Javier Fernández de Castro
Inevitablemente, llega la enésima salvajada. La novela se abre con la minuciosa descripción de cómo se desnuca un gato que luego es decapitado, desventrado y despellejado a fin de dejarlo listo para ser devorado. "Hace una semana que no como carne", dice el narrador a modo de explicación ante su falta de condena por lo que le está ocurriendo al gato. "Estoy harto […] de la polenta hervida, del arroz con gorgojos que conseguimos gratis del mayorista de Zavaleta y de las ciruelas que le robamos al portugués Oliveira".
En vista de semejante apertura, y teniendo en mente el título de la novela, el lector se prepara para lo peor, es decir, las restantes ejecuciones que vendrán. Y vienen, salvo que las victimas no son gatos sino seres humanos, muchos de ellos adolescentes, como el narrador, el Gringo, o su compinche, el Chueco.

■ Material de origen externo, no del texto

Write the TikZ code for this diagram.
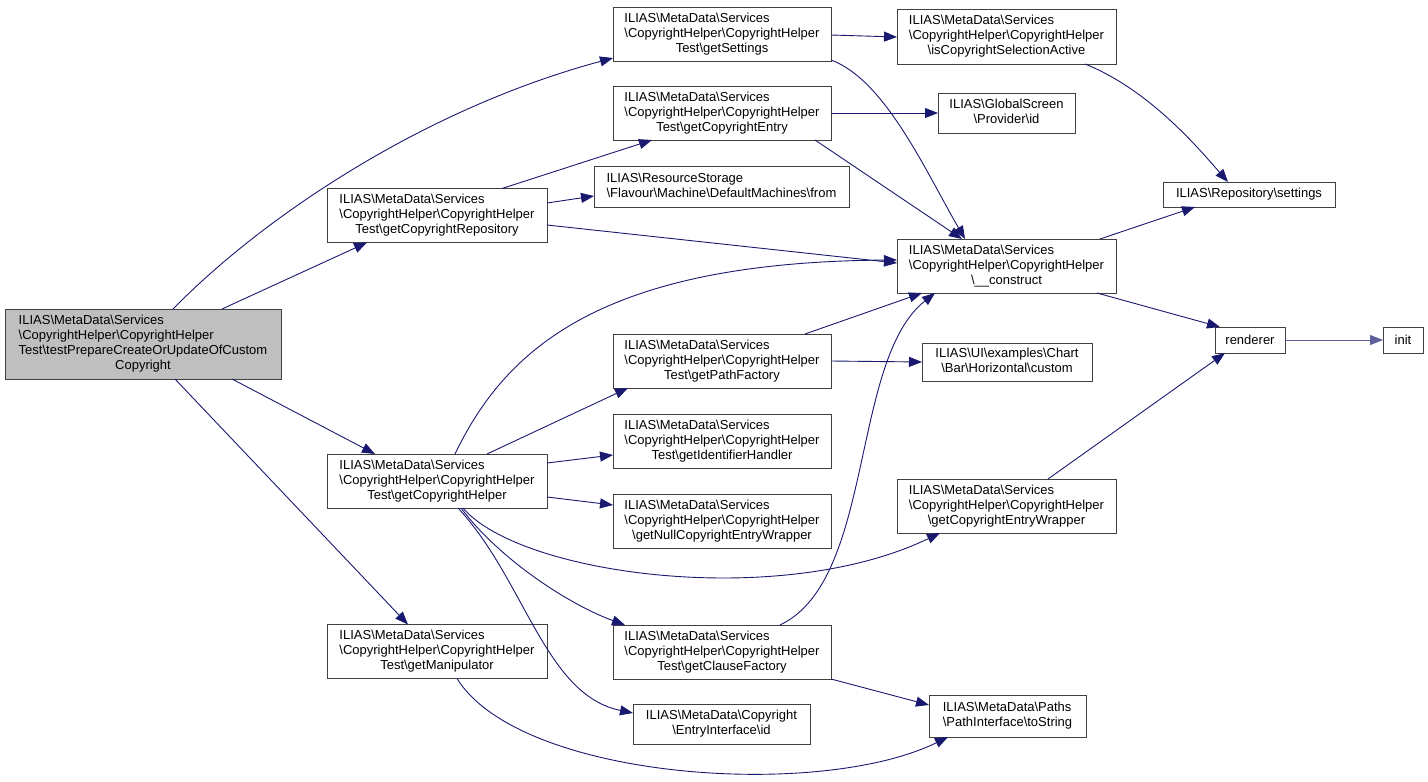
\documentclass[tikz,border=0pt]{standalone}
\usepackage{fontspec}
\setmainfont{Liberation Sans}
\usetikzlibrary{arrows.meta}
\newcommand{\bsl}{\textbackslash}
\newcommand{\tlines}[2]{\begin{tabular}{@{}l@{}}#1\\\multicolumn{1}{@{}c@{}}{#2}\end{tabular}}
\definecolor{edgeblue}{HTML}{191970}
\definecolor{boxline}{HTML}{404040}
\tikzset{
  fn/.style={draw=boxline, line width=1pt, fill=white, inner sep=0pt, outer sep=0pt,
    font=\fontsize{13}{15}\selectfont, minimum width=#1, minimum height=54pt},
  fn/.default=218pt,
  cur/.style={fn=276pt, fill=black!25, minimum height=70pt},
  call/.style={draw=edgeblue, line width=0.9pt, -{Triangle[length=13pt,width=10pt]}},
}
\begin{document}
\begin{tikzpicture}[x=1pt,y=-1pt]
\useasboundingbox (0,0) rectangle (1428,782);
% nodes
\node[cur] (main) at (143,344) {\tlines{ILIAS\bsl MetaData\bsl Services\\\bsl CopyrightHelper\bsl CopyrightHelper\\Test\bsl testPrepareCreateOrUpdateOfCustom}{Copyright}};
\node[fn=220pt] (repo) at (437,215.5) {\tlines{ILIAS\bsl MetaData\bsl Services\\\bsl CopyrightHelper\bsl CopyrightHelper}{Test\bsl getCopyrightRepository}};
\node[fn=220pt] (helper) at (437,481) {\tlines{ILIAS\bsl MetaData\bsl Services\\\bsl CopyrightHelper\bsl CopyrightHelper}{Test\bsl getCopyrightHelper}};
\node[fn=220pt] (manip) at (437,651.5) {\tlines{ILIAS\bsl MetaData\bsl Services\\\bsl CopyrightHelper\bsl CopyrightHelper}{Test\bsl getManipulator}};
\node[fn] (settingsT) at (722,34) {\tlines{ILIAS\bsl MetaData\bsl Services\\\bsl CopyrightHelper\bsl CopyrightHelper}{Test\bsl getSettings}};
\node[fn] (entry) at (722,113) {\tlines{ILIAS\bsl MetaData\bsl Services\\\bsl CopyrightHelper\bsl CopyrightHelper}{Test\bsl getCopyrightEntry}};
\node[fn=255pt, minimum height=41pt] (from) at (721.5,186.5) {\tlines{ILIAS\bsl ResourceStorage}{\bsl Flavour\bsl Machine\bsl DefaultMachines\bsl from}};
\node[fn] (pathF) at (722,361) {\tlines{ILIAS\bsl MetaData\bsl Services\\\bsl CopyrightHelper\bsl CopyrightHelper}{Test\bsl getPathFactory}};
\node[fn] (identH) at (722,441) {\tlines{ILIAS\bsl MetaData\bsl Services\\\bsl CopyrightHelper\bsl CopyrightHelper}{Test\bsl getIdentifierHandler}};
\node[fn] (nullW) at (722,521) {\tlines{ILIAS\bsl MetaData\bsl Services\\\bsl CopyrightHelper\bsl CopyrightHelper}{\bsl getNullCopyrightEntryWrapper}};
\node[fn] (clauseF) at (722,652) {\tlines{ILIAS\bsl MetaData\bsl Services\\\bsl CopyrightHelper\bsl CopyrightHelper}{Test\bsl getClauseFactory}};
\node[fn=177pt, minimum height=40pt] (eid) at (721.5,724) {\tlines{ILIAS\bsl MetaData\bsl Copyright}{\bsl EntryInterface\bsl id}};
\node[fn=219pt, minimum height=55pt] (selAct) at (1006.5,36.5) {\tlines{ILIAS\bsl MetaData\bsl Services\\\bsl CopyrightHelper\bsl CopyrightHelper}{\bsl isCopyrightSelectionActive}};
\node[fn=137pt, minimum height=40pt] (gsid) at (1006.5,113) {\tlines{ILIAS\bsl GlobalScreen}{\bsl Provider\bsl id}};
\node[fn=219pt] (construct) at (1006.5,266) {\tlines{ILIAS\bsl MetaData\bsl Services\\\bsl CopyrightHelper\bsl CopyrightHelper}{\bsl \_\_construct}};
\node[fn=170pt, minimum height=38pt] (custom) at (1007,362) {\tlines{ILIAS\bsl UI\bsl examples\bsl Chart}{\bsl Bar\bsl Horizontal\bsl custom}};
\node[fn=219pt] (wrapper) at (1006.5,506) {\tlines{ILIAS\bsl MetaData\bsl Services\\\bsl CopyrightHelper\bsl CopyrightHelper}{\bsl getCopyrightEntryWrapper}};
\node[fn=157pt, minimum height=42pt] (toString) at (1007.5,716) {\tlines{ILIAS\bsl MetaData\bsl Paths}{\bsl PathInterface\bsl toString}};
\node[fn=172pt, minimum height=25pt] (repSettings) at (1249,194.5) {ILIAS\bsl Repository\bsl settings};
\node[fn=70pt, minimum height=26pt] (renderer) at (1250,340) {renderer};
\node[fn=40pt, minimum height=26pt] (init) at (1403,340) {init};
% edges
\draw[call] (main.north -| 173,0) .. controls (260,220) and (420,110) .. (settingsT.south west |- 0,58);
\draw[call] (main.north -| 222,0) -- (repo.south -| 367,0);
\draw[call] (main.south -| 232,0) -- (helper.north -| 375,0);
\draw[call] (main.south -| 175,0) -- (manip.north -| 408,0);
\draw[call] (repo.north -| 502,0) -- (entry.south -| 652,0);
\draw[call] (repo.east |- 0,203) -- (from.west |- 0,196);
\draw[call] (repo.east |- 0,225) -- (construct.west |- 0,263);
\draw[call] (helper.north -| 455,0) .. controls (505,350) and (600,262) .. (construct.west |- 0,260);
\draw[call] (helper.north -| 487,0) -- (pathF.south -| 628,0);
\draw[call] (helper.east |- 0,463) -- (identH.west |- 0,455);
\draw[call] (helper.east |- 0,497) -- (nullW.west |- 0,505);
\draw[call] (helper.south -| 463,0) .. controls (520,575) and (780,610) .. (wrapper.south -| 940,0);
\draw[call] (helper.south -| 461,0) .. controls (500,560) and (570,605) .. (clauseF.north -| 625,0);
\draw[call] (helper.south -| 458,0) .. controls (525,580) and (545,695) .. (eid.west |- 0,713);
\draw[call] (manip.south -| 457,0) .. controls (520,780) and (820,800) .. (toString.south -| 948,0);
\draw[call] (settingsT.east |- 0,35) -- (selAct.west |- 0,37);
\draw[call] (settingsT.east |- 0,60) .. controls (885,80) and (925,170) .. (construct.north -| 965,0);
\draw[call] (entry.east |- 0,113) -- (gsid.west |- 0,113);
\draw[call] (entry.south -| 815,0) -- (construct.north -| 962,0);
\draw[call] (pathF.north -| 805,0) -- (construct.south -| 922,0);
\draw[call] (pathF.east |- 0,361) -- (custom.west |- 0,362);
\draw[call] (clauseF.north -| 780,0) .. controls (875,580) and (850,360) .. (construct.south -| 935,0);
\draw[call] (clauseF.south east) -- (toString.west |- 0,705);
\draw[call] (selAct.south -| 1085,0) .. controls (1150,90) and (1200,150) .. (repSettings.north -| 1228,0);
\draw[call] (construct.north -| 1100,0) -- (repSettings.south -| 1195,0);
\draw[call] (construct.south -| 1097,0) -- (renderer.north -| 1220,0);
\draw[call] (wrapper.north -| 1048,0) -- (renderer.south -| 1225,0);
\draw[call, draw=edgeblue!70] (renderer) -- (init);
\end{tikzpicture}
\end{document}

Hasta que, ya decididamente alarmado por los acontecimientos, el lector decide averiguar qué relación tiene con la realidad eso que le está contando el Matías Néspolo que se esconde detrás del narrador.
Y resulta que Zavaleta, la barriada del sur de Buenos Aires donde está situada la narración, no sólo existe sino que ostenta el desgraciado estigma de ser uno de los lugares más peligrosos de la capital argentina. Basta dar un pequeño repaso a la crónica de sucesos del barrio para recolectar un repertorio de muertes violentas y salvajadas varias que el lector avezado, o sea, aquél que haya pasado de las cien primeras páginas, le sonarán extrañamente familiares: niños drogados, adolescentes que roban y matan a cambio de prácticamente nada, adultos que viven del tráfico y la prostitución, policías corruptos y, muy de cuando en cuando, un destello de humanidad, un gesto reconocible como perteneciente a un universo racional, una reflexión que podría surgir de una conciencia moral. Pero ya digo que son como destellos fugaces que surgen muy de cuando en cuando de la negrura de un acontecer en el que lo primordial es llegar vivo a la noche, y una vez alcanzada tan efímera meta, arreglárselas para emerger de ésta vivo y con los arrestos necesarios para afrontar una nueva jornada en la que no se vislumbra la menor esperanza,
Aun a riesgo de desorientar aún más al lector acerca de lo que va a encontrar según vaya pasando páginas y saltando de un capítulo a otro, he considerado indispensable hacer esta advertencia preliminar porque al mismo tiempo también creo indispensable decir que se trata de una muy notable novela y que en Matías Néspolo apuntan los rasgos que distinguen inequívocamente a un futuro gran narrador. Asimismo considero indispensable hablar muy elogiosamente del ritmo, la tensión y el interés que suscitan las peripecias del Gringo, el Chueco, el Jetita o el Gordo Farias y su muy atractiva hija Yanina, por no hablar del resto de personajes muy bien perfilados que entonan este cántico coral surgido de la miseria y la desesperanza asumidas y, por ende, irredentas. Desde el primer encuentro con ellos los sabemos condenados a sufrir encontronazos brutales dentro de ese espacio que, como lo describiría Beckett, es lo bastante grande como para permitir dar vueltas y moverse por su interior, pero no lo suficientemente amplio como para no saber que tiene límites y que éstos son infranqueables. Y tampoco se precisa una gran perspicacia para caer en la cuenta de que esa descripción valdría asimismo para cualquier infierno. Lo cual hace más meritorio, y resalta aún más el notable manejo de unos recursos narrativos indispensables para mantener durante más de doscientas páginas la ficción de que no se trata simplemente de una historia de perdedores que pierden (faltaría más), o de una situación en la que, si no hay escapatoria, si la partida está jugada de antemano, entonces se trata únicamente de asistir a una agonía. Y no. Teniendo en cuenta las muy considerables distancias que los separan en el tiempo, el espacio y, sobre todo, en sensibilidad, leyendo Siete maneras de matar un gato es imposible no reconocer destellos del Baroja de La lucha por la vida, por la misma razón que leyendo La Busca, Mala hierba o Aurora roja es imposible no reconocer destellos de los Dickens, Balzacs y Dostoievskis que precedieron al ilustre panadero. Pero ya digo que es preciso dar un considerable salto atrás porque, así de sopetón, Matías Néspolo es un habitante tan inconfundible del Buenos Aires barriobajero y canalla que incluso se ha considerado necesario incluir al final un pequeño glosario porque la mitad de las veces resulta difícil entender de qué hablan él o sus personajes.